A noble grant hath been made of the First Fruits, and Tenths for the augmentation of small Livings, which will in a course of years be a considerable, though slow remedy for this evil. But it is still a question whether the Church will gain more by that benefaction, than it will lose in the same term of years, by the late change of the maxims of the Court of Exchequer in relation to tythes by the great encouragement which the Judges thereof give to pretended and unreasonable moduses (or certain trifling payments of money in lieu of tythes of 20, 30 or fifty times their value) and by the continual multiplying of such moduses all over the Kingdom; which Gentlemen are labouring by all ways to find pretexts to create, and corrupt patrons have too great opportunities of effecting with regard to livings in their Advowson, so that the evil is not unlikely in some years to grow universal.
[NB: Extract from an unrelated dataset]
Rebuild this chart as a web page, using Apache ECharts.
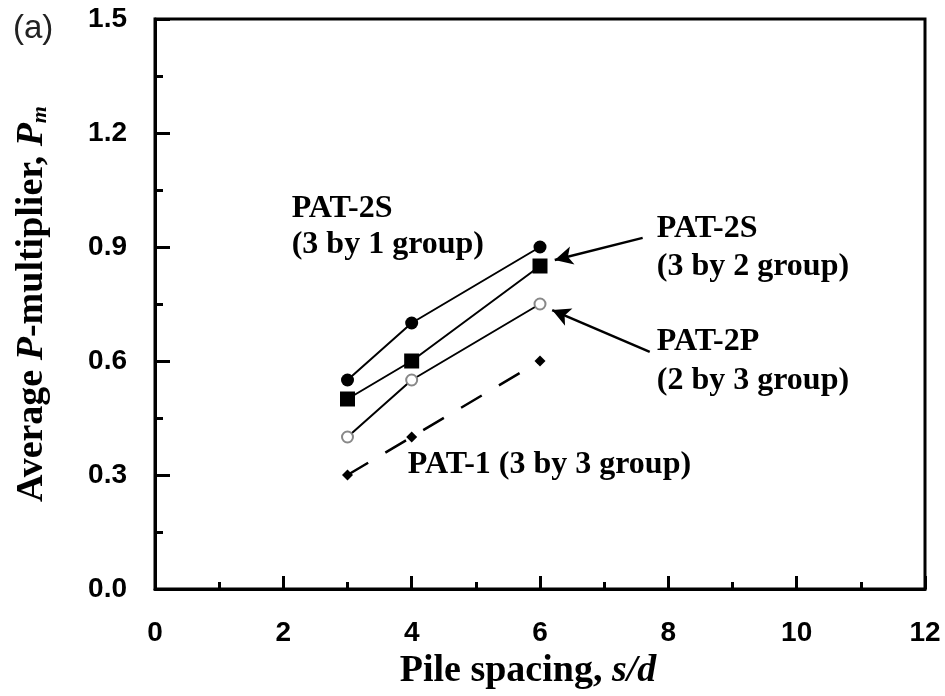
<!DOCTYPE html>
<html>
<head>
<meta charset="utf-8">
<script src="https://cdn.jsdelivr.net/npm/echarts@6/dist/echarts.min.js"></script>
<style>
html,body{margin:0;padding:0;background:#fff;}
#chart{width:945px;height:696px;}
</style>
</head>
<body>
<div id="chart"></div>
<script>
// ---- data ----
var spacing = [3, 4, 6];
var pat2S_3by1 = [0.55, 0.70, 0.90];
var pat2S_3by2 = [0.50, 0.60, 0.85];
var pat2P_2by3 = [0.40, 0.55, 0.75];
var pat1_3by3  = [0.30, 0.40, 0.60];
var xTicks = [0, 2, 4, 6, 8, 10, 12];
var yTicks = [0.0, 0.3, 0.6, 0.9, 1.2, 1.5];

// annotations (data coords)
var labelTexts = [
  { text: 'PAT-2S', x: 2.13, y: 0.995 },
  { text: '(3 by 1 group)', x: 2.13, y: 0.902 },
  { text: 'PAT-2S', x: 7.82, y: 0.942 },
  { text: '(3 by 2 group)', x: 7.82, y: 0.842 },
  { text: 'PAT-2P', x: 7.82, y: 0.645 },
  { text: '(2 by 3 group)', x: 7.82, y: 0.543 },
  { text: 'PAT-1 (3 by 3 group)', x: 3.94, y: 0.321 }
];
var arrows = [
  { from: [7.60, 0.924], to: [6.23, 0.866] },
  { from: [7.71, 0.624], to: [6.19, 0.734] }
];

function pairs(xs, ys) { return xs.map(function (x, i) { return [x, ys[i]]; }); }

var chart = echarts.init(document.getElementById('chart'), null, { renderer: 'canvas' });

var option = {
  backgroundColor: '#fff',
  animation: false,
  grid: { left: 155, right: 20, top: 19, bottom: 107, show: true, borderColor: '#000', borderWidth: 3, backgroundColor: 'transparent' },
  xAxis: {
    type: 'value', min: 0, max: 12, interval: 2,
    name: 'Pile spacing, {i|s/d}',
    nameLocation: 'middle', nameGap: 63,
    nameTextStyle: {
      fontFamily: 'Liberation Serif', fontWeight: 'bold', fontSize: 38, color: '#000', padding: [0, 24, 0, 0],
      rich: { i: { fontFamily: 'Liberation Serif', fontStyle: 'italic', fontWeight: 'bold', fontSize: 38, color: '#000' } }
    },
    axisLine: { show: true, lineStyle: { color: '#000', width: 3 } },
    axisTick: { show: true, inside: true, length: 13, lineStyle: { color: '#000', width: 3 } },
    minorTick: { show: true, splitNumber: 2, length: 7, lineStyle: { color: '#000', width: 3 } },
    axisLabel: { margin: 30, fontFamily: 'Liberation Sans', fontWeight: 'bold', fontSize: 28, color: '#000',
      formatter: function (v) { return xTicks.indexOf(v) >= 0 ? String(v) : ''; } },
    splitLine: { show: false }
  },
  yAxis: {
    type: 'value', min: 0, max: 1.5, interval: 0.3,
    name: 'Average {i|P}-multiplier, {i|P}{sub|m}',
    nameLocation: 'middle', nameGap: 104, nameRotate: 90,
    nameTextStyle: {
      fontFamily: 'Liberation Serif', fontWeight: 'bold', fontSize: 38, color: '#000',
      rich: {
        i: { fontFamily: 'Liberation Serif', fontStyle: 'italic', fontWeight: 'bold', fontSize: 38, color: '#000' },
        sub: { fontFamily: 'Liberation Serif', fontStyle: 'italic', fontWeight: 'bold', fontSize: 22, color: '#000', verticalAlign: 'bottom', padding: [14, 0, 0, 0] }
      }
    },
    axisLine: { show: true, lineStyle: { color: '#000', width: 3 } },
    axisTick: { show: true, inside: true, length: 15, lineStyle: { color: '#000', width: 3 } },
    minorTick: { show: true, splitNumber: 2, length: 8, lineStyle: { color: '#000', width: 3 } },
    axisLabel: { margin: 28, fontFamily: 'Liberation Sans', fontWeight: 'bold', fontSize: 28, color: '#000',
      formatter: function (v) { return v.toFixed(1); } },
    splitLine: { show: false }
  },
  series: [
    {
      name: 'PAT-2S (3 by 1 group)', type: 'line', data: pairs(spacing, pat2S_3by1),
      symbol: 'circle', symbolSize: 13, itemStyle: { color: '#000' },
      lineStyle: { color: '#000', width: 2 }
    },
    {
      name: 'PAT-2S (3 by 2 group)', type: 'line', data: pairs(spacing, pat2S_3by2),
      symbol: 'rect', symbolSize: 15, itemStyle: { color: '#000' },
      lineStyle: { color: '#000', width: 2 }
    },
    {
      name: 'PAT-2P (2 by 3 group)', type: 'line', data: pairs(spacing, pat2P_2by3),
      symbol: 'circle', symbolSize: 11, showAllSymbol: true,
      itemStyle: { color: '#fff', borderColor: '#888', borderWidth: 2 },
      lineStyle: { color: '#000', width: 2 }, z: 3
    },
    {
      name: 'PAT-1 (3 by 3 group)', type: 'line', data: pairs(spacing, pat1_3by3),
      symbol: 'diamond', symbolSize: 11, itemStyle: { color: '#000' },
      lineStyle: { color: '#000', width: 2.5, type: [24, 20] },
      markLine: {
        silent: true, symbol: ['none', 'arrow'], symbolSize: [14, 18],
        label: { show: false },
        lineStyle: { color: '#000', width: 2.5, type: 'solid' },
        data: arrows.map(function (a) { return [{ coord: a.from }, { coord: a.to }]; })
      }
    }
  ]
};
chart.setOption(option);

function placeTexts() {
  var g = labelTexts.map(function (t) {
    var p = chart.convertToPixel({ gridIndex: 0 }, [t.x, t.y]);
    return {
      type: 'text', left: p[0], top: p[1] - 18,
      style: { text: t.text, font: 'bold 32px "Liberation Serif"', fill: '#000' }
    };
  });
  g.push({ type: 'text', left: 13, top: 12, style: { text: '(a)', font: '33px "Liberation Sans"', fill: '#222' } });
  chart.setOption({ graphic: g });
}
placeTexts();
</script>
</body>
</html>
The case of the Clergy is certainly very hard in this respect. They come to a Living generally Strangers to the place and ignorant of the rights and dues belonging to the Church. It is the interest and commonly the business of every one in their parish to impose upon them with false accounts of the value of their tythes, and to draw them into agreements much below the real value thereof. Their predecessor being dead, his papers neglected or carried off by his executors, they derive little knowledge from either. After long waiting for some equivalent to the large expense of a University education, coming at last into a benefice, they are glad to take the first offer that will make them easy, being either by their former manner of life and attachment to their studies, indisposed to have their time and thoughts taken up in the collecting of tythes, or by the ignorance of country affairs utterly unqualified to manage so new and troublesome an affair as the gathering of them in kind, not caring to oppress or disoblige their parishioners, or to go to law upon a footing they do not fully understand, and at an expense they are not able to bear; especially since they have only a life interest in the Living, and if they can but be easy for their own time, they are willing to leave the burden of asserting the rights of the Church to their next successor. These circumstances and this temper of mind induce the Clergy too often to afford those who have a mind to make a prey of the revenue of the Church, means of effecting their dishonourable purpose; in which they are not a little favoured by the proceedings of the Courts of Westminster Hall.